As an aside: I think this necessitates only that the people can conceptualize of a "smallest many", which is 1+1, and therefore distinct from many+many and many+1. This smallest many would just be 2, but we don't actually need the concept that it's a number, just that it's a many where subtracting an item from it yields 1. It's still a "many" but it's a many that follows some very specific rules with regards to addition and subtraction of ones. 10 is then a small many, and 11 is a small many and a one. 100 is a small many of small manies, and counting exponentiates upwards from there.

This is a fantastic answer, I would +many if I could. To all those that claim this is "just counting"... Just as it is difficult for the students to wrap their head around the ideas presented by Sneebleflarp, it can be difficult for those of us can count to limit our own mental models to put ourselves in their shoes. This is an abstraction, it is a tool for abstract measurement of many. To begin down the route of studying many, all one needs is to notice that some many are different from others. This pile is taller than that pile, I can carry this many, but I can't carry that many...

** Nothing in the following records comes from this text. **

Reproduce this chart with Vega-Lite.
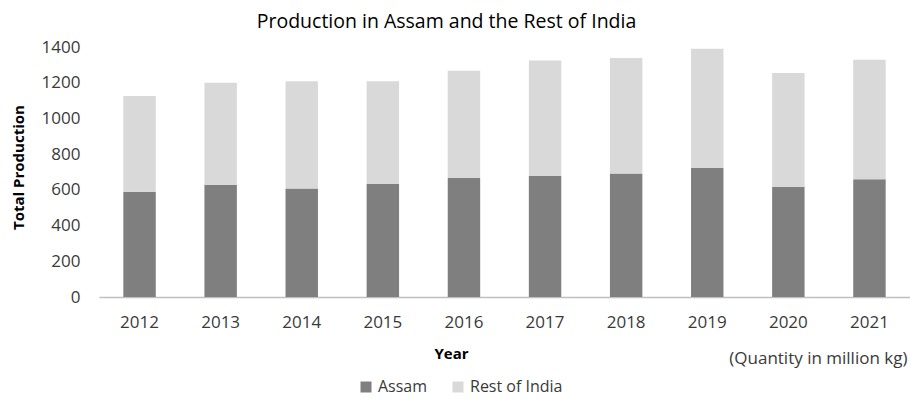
{
  "$schema": "https://vega.github.io/schema/vega-lite/v6.json",
  "width": 811,
  "height": 250,
  "autosize": {"type": "none"},
  "padding": {"left": 99, "top": 47, "right": 0, "bottom": 103},
  "background": "white",
  "config": {
    "font": "Open Sans",
    "view": {"stroke": null},
    "axisY": {"labelOverlap": false, "labelFlush": false}
  },
  "title": {
    "text": "Production in Assam and the Rest of India",
    "anchor": "middle",
    "frame": "group",
    "dx": -58,
    "dy": 12,
    "fontSize": 19.5,
    "fontWeight": "normal",
    "color": "#000000",
    "baseline": "alphabetic",
    "offset": 3
  },
  "data": {
    "values": [
      {"Year": "2012", "Region": "Assam", "Production": 590},
      {"Year": "2012", "Region": "Rest of India", "Production": 536},
      {"Year": "2013", "Region": "Assam", "Production": 628},
      {"Year": "2013", "Region": "Rest of India", "Production": 572},
      {"Year": "2014", "Region": "Assam", "Production": 607},
      {"Year": "2014", "Region": "Rest of India", "Production": 601},
      {"Year": "2015", "Region": "Assam", "Production": 633},
      {"Year": "2015", "Region": "Rest of India", "Production": 575},
      {"Year": "2016", "Region": "Assam", "Production": 667},
      {"Year": "2016", "Region": "Rest of India", "Production": 600},
      {"Year": "2017", "Region": "Assam", "Production": 677},
      {"Year": "2017", "Region": "Rest of India", "Production": 648},
      {"Year": "2018", "Region": "Assam", "Production": 692},
      {"Year": "2018", "Region": "Rest of India", "Production": 647},
      {"Year": "2019", "Region": "Assam", "Production": 722},
      {"Year": "2019", "Region": "Rest of India", "Production": 668},
      {"Year": "2020", "Region": "Assam", "Production": 617},
      {"Year": "2020", "Region": "Rest of India", "Production": 638},
      {"Year": "2021", "Region": "Assam", "Production": 660},
      {"Year": "2021", "Region": "Rest of India", "Production": 669}
    ]
  },
  "layer": [
    {
      "mark": {"type": "bar"},
      "encoding": {
        "x": {
          "field": "Year",
          "type": "nominal",
          "scale": {"paddingInner": 0.6, "paddingOuter": 0.3},
          "axis": {
            "title": "Year",
            "titleFontSize": 15,
            "titleFontWeight": "bold",
            "titleColor": "#000000",
            "titleX": 352,
            "titleY": 56,
            "titleBaseline": "middle",
            "titleAlign": "center",
            "labelAngle": 0,
            "labelFontSize": 17,
            "labelColor": "#3a3a3a",
            "labelPadding": 17,
            "ticks": false,
            "domainColor": "#bfbfbf",
            "domainWidth": 1.5
          }
        },
        "y": {
          "field": "Production",
          "type": "quantitative",
          "aggregate": "sum",
          "stack": "zero",
          "scale": {"domain": [0, 1400], "nice": false},
          "axis": {
            "title": "Total Production",
            "titleFontSize": 15,
            "titleFontWeight": "bold",
            "titleColor": "#000000",
            "titleX": -81,
            "titleY": 120,
            "titleAngle": -90,
            "titleBaseline": "middle",
            "titleAlign": "center",
            "values": [0, 200, 400, 600, 800, 1000, 1200, 1400],
            "format": "d",
            "labelOverlap": false,
            "labelFontSize": 17,
            "labelColor": "#3a3a3a",
            "labelPadding": 19,
            "ticks": false,
            "domain": false,
            "grid": false
          }
        },
        "color": {
          "field": "Region",
          "type": "nominal",
          "scale": {"domain": ["Assam", "Rest of India"], "range": ["#7f7f7f", "#d9d9d9"]},
          "legend": {
            "title": null,
            "orient": "none",
            "direction": "horizontal",
            "legendX": 259,
            "legendY": 332,
            "symbolType": "square",
            "symbolSize": 121,
            "symbolStrokeWidth": 0,
            "labelFontSize": 16,
            "labelColor": "#3a3a3a",
            "labelOffset": 4,
            "columnPadding": 22
          }
        },
        "order": {"field": "Region", "sort": "ascending"}
      }
    },
    {
      "data": {"values": [{"Year": "2021", "Production": 0, "note": "(Quantity in million kg)"}]},
      "mark": {"type": "text", "align": "right", "baseline": "middle", "dx": 38, "dy": 62, "fontSize": 17, "color": "#3a3a3a"},
      "encoding": {
        "x": {"field": "Year", "type": "nominal"},
        "y": {
          "field": "Production",
          "type": "quantitative",
          "axis": {
            "title": "Total Production",
            "titleFontSize": 15,
            "titleFontWeight": "bold",
            "titleColor": "#000000",
            "titleX": -81,
            "titleY": 120,
            "titleAngle": -90,
            "titleBaseline": "middle",
            "titleAlign": "center",
            "values": [0, 200, 400, 600, 800, 1000, 1200, 1400],
            "format": "d",
            "labelOverlap": false,
            "labelFontSize": 17,
            "labelColor": "#3a3a3a",
            "labelPadding": 19,
            "ticks": false,
            "domain": false,
            "grid": false
          }
        },
        "text": {"field": "note"}
      }
    }
  ]
}
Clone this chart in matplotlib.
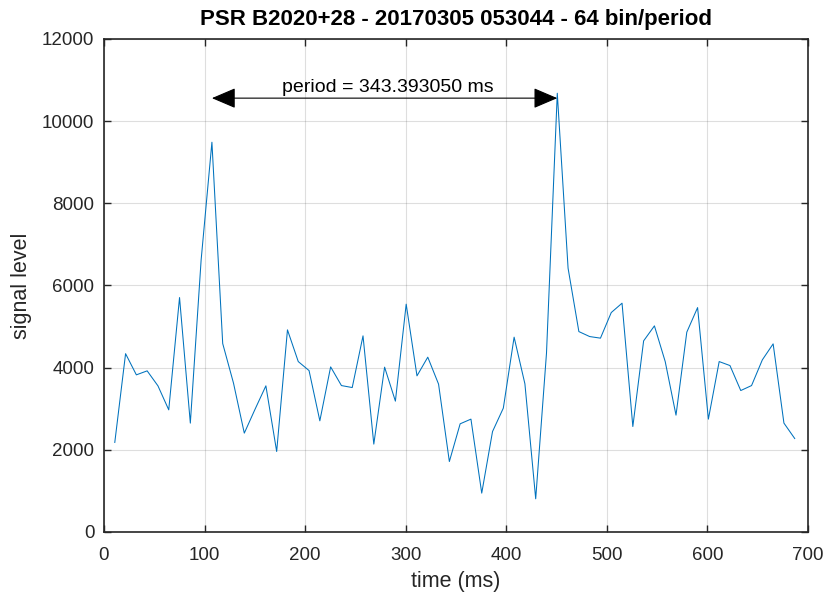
import numpy as np
import matplotlib
matplotlib.use("Agg")
import matplotlib.pyplot as plt

plt.rcParams['font.family'] = ['Liberation Sans', 'DejaVu Sans']

psr = "PSR B2020+28"
obs = "20170305 053044"
nbins = 64
period = 343.393050  # ms

# folded profile, two periods of 32 samples each
signal = [2180, 4340, 3825, 3922, 3557, 2973, 5706, 2650, 6620, 9487,
          4586, 3623, 2406, 2990, 3557, 1959, 4920, 4148, 3929, 2706,
          4019, 3564, 3516, 4774, 2139, 4012, 3185, 5545, 3800, 4255,
          3599, 1715, 2633, 2747, 946, 2445, 3015, 4742, 3606, 808,
          4353, 10679, 6421, 4878, 4757, 4718, 5341, 5569, 2567, 4652,
          5017, 4148, 2844, 4864, 5462, 2747, 4148, 4051, 3443, 3564,
          4190, 4579, 2650, 2275]
t = (np.arange(len(signal)) + 1) * period / 32

peak1 = 9
peak2 = 41
arrow_y = 10560

fig = plt.figure(figsize=(8.24, 5.96), dpi=100)
ax = fig.add_axes([0.1262, 0.1074, 0.8544, 0.8272])

ax.plot(t, signal, color='#0072BD', lw=0.75)

ax.annotate('', xy=(t[peak2], arrow_y), xytext=(t[peak1], arrow_y),
            arrowprops=dict(arrowstyle='<|-|>,head_length=0.75,head_width=0.32',
                            color='k', lw=0.8, mutation_scale=20,
                            shrinkA=0, shrinkB=0))
ax.text((t[peak1] + t[peak2]) / 2 + 3, arrow_y + 60,
        'period = %f ms' % period, ha='center', va='bottom', fontsize=14)

ax.set_xlim(0, 700)
ax.set_ylim(0, 12000)
ax.set_xticks(np.arange(0, 701, 100))
ax.set_yticks(np.arange(0, 12001, 2000))
ax.grid(True, color='#262626', alpha=0.15, lw=0.8)
ax.tick_params(direction='in', length=5, width=1.0, colors='#262626',
               labelsize=13.5, top=True, right=True)
ax.tick_params(axis='x', pad=11)
ax.tick_params(axis='y', pad=7)
for s in ax.spines.values():
    s.set_color('#262626')
    s.set_linewidth(1.2)

ax.set_xlabel('time (ms)', fontsize=15.5, color='#262626', labelpad=5)
ax.set_ylabel('signal level', fontsize=15.5, color='#262626', labelpad=7)
ax.set_title('%s - %s - %d bin/period' % (psr, obs, nbins),
             fontsize=16, fontweight='bold', color='k', pad=10)

fig.savefig('out.png', dpi=100)
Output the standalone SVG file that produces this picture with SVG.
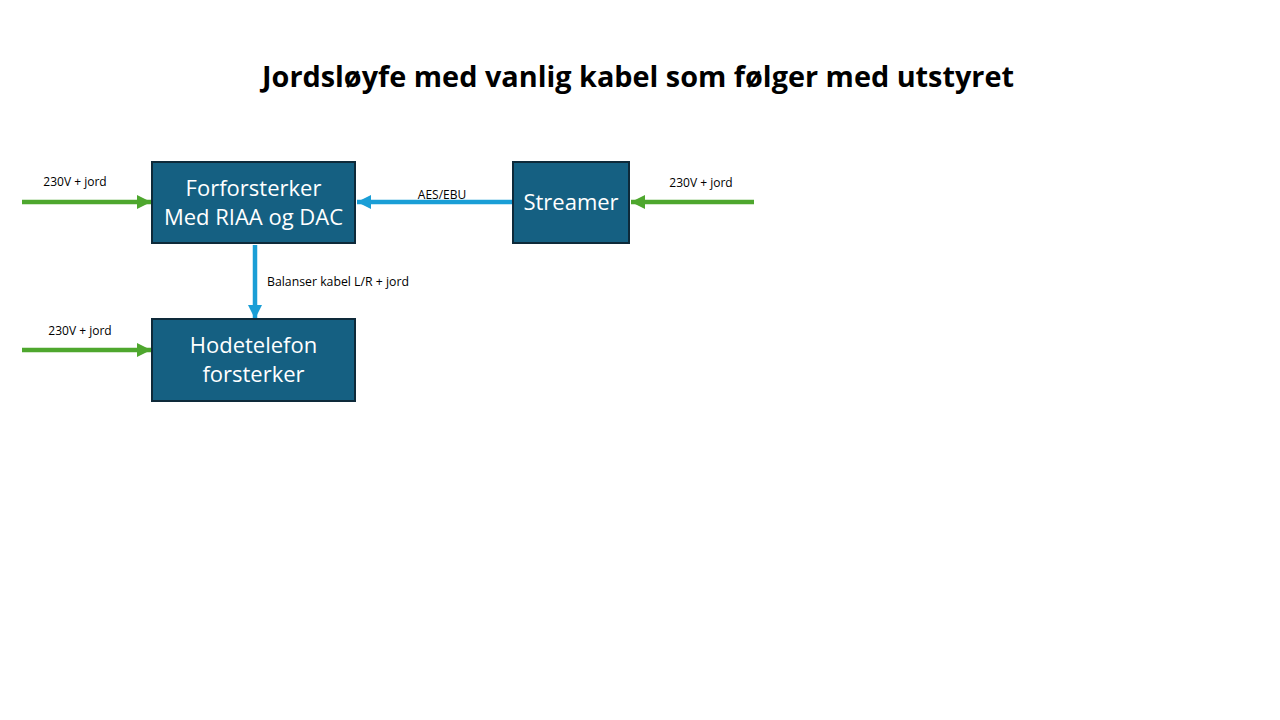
<svg xmlns="http://www.w3.org/2000/svg" width="1280" height="720" viewBox="0 0 1280 720">
<style>
.box{fill:#156082;stroke:#0e2a3a;stroke-width:2}
.nt{font-family:"Open Sans","Liberation Sans",sans-serif;font-size:22px;fill:#ffffff;text-anchor:middle}
.lbl{font-family:"Open Sans","Liberation Sans",sans-serif;font-size:12px;fill:#000000}
.g{stroke:#4ea72e;stroke-width:4.5;fill:none}
.b{stroke:#1a9ed6;stroke-width:4.5;fill:none}
</style>
<defs>
<marker id="ag" viewBox="0 0 10 10" refX="10" refY="5" markerWidth="3.2" markerHeight="3.2" orient="auto" markerUnits="strokeWidth"><path d="M0,0 L10,5 L0,10 z" fill="#4ea72e"/></marker>
<marker id="ab" viewBox="0 0 10 10" refX="10" refY="5" markerWidth="3.2" markerHeight="3.2" orient="auto" markerUnits="strokeWidth"><path d="M0,0 L10,5 L0,10 z" fill="#1a9ed6"/></marker>
</defs>
<rect width="1280" height="720" fill="#ffffff"/>
<text x="638" y="87" font-family="'Open Sans','Liberation Sans',sans-serif" font-size="28.8" font-weight="bold" text-anchor="middle" fill="#000" textLength="752" lengthAdjust="spacingAndGlyphs">Jordsløyfe med vanlig kabel som følger med utstyret</text>
<g id="connectors">
<line class="g" x1="22" y1="202" x2="151" y2="202" marker-end="url(#ag)"/>
<line class="g" x1="22" y1="350" x2="151" y2="350" marker-end="url(#ag)"/>
<line class="g" x1="754" y1="202" x2="631" y2="202" marker-end="url(#ag)"/>
<line class="b" x1="513" y1="202" x2="357" y2="202" marker-end="url(#ab)"/>
<line class="b" x1="255" y1="245" x2="255" y2="319" marker-end="url(#ab)"/>
<text class="lbl" x="75" y="186" text-anchor="middle">230V + jord</text>
<text class="lbl" x="80" y="335" text-anchor="middle">230V + jord</text>
<text class="lbl" x="701" y="187" text-anchor="middle">230V + jord</text>
<text class="lbl" x="442" y="199" text-anchor="middle">AES/EBU</text>
<text class="lbl" x="267" y="286" textLength="142" lengthAdjust="spacingAndGlyphs">Balanser kabel L/R + jord</text>
</g>
<g id="forforsterker">
<rect class="box" x="152" y="162" width="203" height="81"/>
<text class="nt" x="253.5" y="196">Forforsterker</text>
<text class="nt" x="253.5" y="225">Med RIAA og DAC</text>
</g>
<g id="streamer">
<rect class="box" x="513" y="162" width="116" height="81"/>
<text class="nt" x="571" y="210">Streamer</text>
</g>
<g id="hodetelefon">
<rect class="box" x="152" y="319" width="203" height="82"/>
<text class="nt" x="253.5" y="353">Hodetelefon</text>
<text class="nt" x="253.5" y="382">forsterker</text>
</g>
</svg>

Point number 1 is extremely true. Here's an example. \$10 billion dollars is a lot of money. Most people have no idea just how much. At an annual salary of $50,000, assume a working life of 50 years, that's 4,000 LIFETIMES of working (50,000 x 50 x 4,000). Does the breakdown sound much larger than 10 billion? That's because your brain can't actually understand a billion to begin with, but you do understand annual salary, a lifetime, and 4,000.

@ckersch : The concept of ‘smallest many’ can be derived axiomatically as long as you can discern between different manies and the manies are discrete. You don’t even need the concept of 1 (though it cuts out a lot of deviration!)

@user253751 No, 15 can be done. You just picture 3 groups of 5. Both 3 and 5 easily accessible to us. The trouble comes when at least one factor of a number (or the number of factors themselves) is too large to picture.